Car son esprit était encore bien loin de la vérité qu’il recherchait, en philosophe, depuis sa lecture de l’Hortensius, et, comme nous l’avons compris, le riche mariage qu’on lui proposa au prix d’une rupture qui lui brisa le cœur, n’était pas vraiment son affaire. En revanche, plusieurs rencontres allaient décider de son avenir ainsi que de celui de son fidèle ami Alypius : entre autres, celle du prêtre Simplicien qui avait baptisé Ambroise et qui lui raconta ce qu’avait été la conversion du rhéteur Marius Victorinus. Mais il y eut surtout la lecture des “livres des platoniciens” (VII,13), que nous dirions aujourd’hui néoplatoniciens, grâce auxquels il se débarrassa définitivement du matérialisme dans lequel l’avaient emprisonné les manichéens : il existait une réalité invisible, à rechercher non pas à l’extérieur mais en soi-même, par la pensée. Quant au mal, il n’était pas une “substance”, mais l’effet bien réel d’une liberté refusant l’ordre voulu par Dieu. 
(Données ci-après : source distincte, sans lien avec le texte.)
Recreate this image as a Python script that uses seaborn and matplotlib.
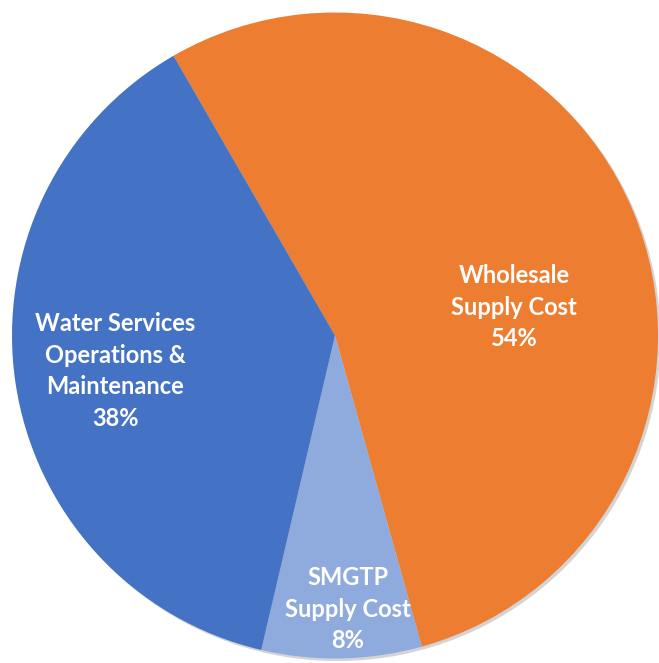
import matplotlib
matplotlib.use("Agg")
import matplotlib.pyplot as plt
from matplotlib.patches import Circle
import seaborn as sns

categories = ["Wholesale\nSupply Cost", "SMGTP\nSupply Cost", "Water Services\nOperations &\nMaintenance"]
shares = [54, 8, 38]
colors = ["#ED7D31", "#8FAADC", "#4472C4"]
label_xy = [(0.554, 0.088), (0.040, -0.847), (-0.681, -0.110)]

sns.set_theme(style="white")
plt.rcParams["font.family"] = ["Lato", "DejaVu Sans"]

W, H = 659, 663
cx, cy, r = 335, 335.5, 323
fig = plt.figure(figsize=(W / 100, H / 100), dpi=100)
ax = fig.add_axes([0, 0, 1, 1])

# soft drop shadow under the pie
ax.add_patch(Circle((0.008, -0.008), 1.0, color="#b8b8b8", alpha=0.6, zorder=0, lw=0))

wedges, _ = ax.pie(shares, colors=colors, startangle=120, counterclock=False,
                   radius=1.0, wedgeprops=dict(linewidth=0))
for w in wedges:
    w.set_zorder(1)

for cat, val, (x, y) in zip(categories, shares, label_xy):
    ax.text(x, y, f"{cat}\n{val}%", ha="center", va="center", color="white",
            fontsize=17, fontweight="bold", linespacing=1.45, zorder=3)

ax.set_aspect("auto")
ax.set_xlim(-cx / r, (W - cx) / r)
ax.set_ylim(-(H - cy) / r, cy / r)
ax.axis("off")
fig.savefig("out.png", dpi=100)
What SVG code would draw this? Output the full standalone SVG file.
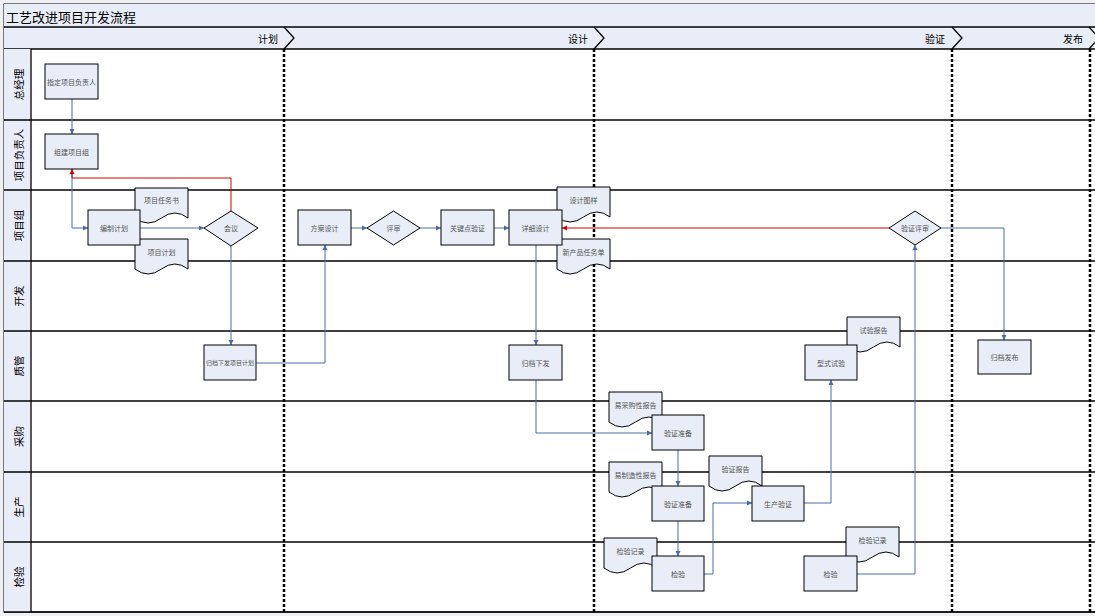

“Une lumière de sécurité déversée dans mon cœur”

Enfin survint la scène du jardin avec cette voix enfantine chantant : Tolle, lege, “Prends et lis”, qui lui fit découvrir, comme si elle avait été écrite pour lui, cette phrase de saint Paul dans la page du livre qu’il ouvrit alors au hasard, comme l’avait fait avant lui saint Antoine (Confessions, VIII, 29-30):

“Non, pas de ripailles ni de soûleries ; non, pas de coucheries ni d’impudicités ; non, pas de disputes ni de jalousies ; mais revêtez-vous du Seigneur Jésus-Christ et ne vous faites pas les pourvoyeurs de la chair dans les convoitises” (Rm 13,13-14). Je ne voulus pas en lire plus, ce n’était pas nécessaire. À l’instant même, en effet, avec les derniers mots de cette pensée, ce fut comme une lumière de sécurité déversée dans mon cœur et toutes les ténèbres de l’hésitation se dissipèrent. […] Nous allons chez ma mère, nous entrons, nous l’informons, elle est en joie. […] Tu me convertis, en effet, si bien à toi que je ne recherchais plus ni épouse ni rien de ce qu’on espère dans ce siècle ; j’étais debout sur la règle de la foi, comme tu le lui avais révélé tant d’années auparavant. Et “tu convertis son deuil en joie(Ps 29,12), une joie beaucoup plus abondante qu’elle ne l’avait désirée, beaucoup plus attachante et plus chaste que celle qu’elle attendait de petits enfants nés de ma chair.

Une beauté, “à partir du dedans”

Augustin était alors devenu capable de penser “une beauté que ne perçoit pas l’œil de la chair, mais qui est vue à partir du dedans” (VI,26) et de rendre grâce (Confessions X, 38) :

Bien tard je t’ai aimée, ô beauté si ancienne et si nouvelle, bien tard je t’ai aimée ! Et voici que tu étais au-dedans, et moi au-dehors et c’est là que je te cherchais, et sur la grâce de ces choses que tu as faites, pauvre disgracié, je me ruais ! Tu étais avec moi et je n’étais pas avec toi ; elles me retenaient loin de toi, ces choses qui pourtant, si elles n’existaient pas en toi, n’existeraient pas.

Et, après avoir renoncé à son mariage et à sa carrière de professeur dans “la chaire du mensonge” (IX, 4), pour vivre, comme son ami Alypius, en “serviteur de Dieu”, il demanda le baptême, qu’il reçut donc, quelques mois plus tard. Il n’était pas encore à la moitié de sa vie terrestre puisqu’elle ne s’acheva qu’en 430 dans sa ville d’Hippone, assiégée par les Vandales.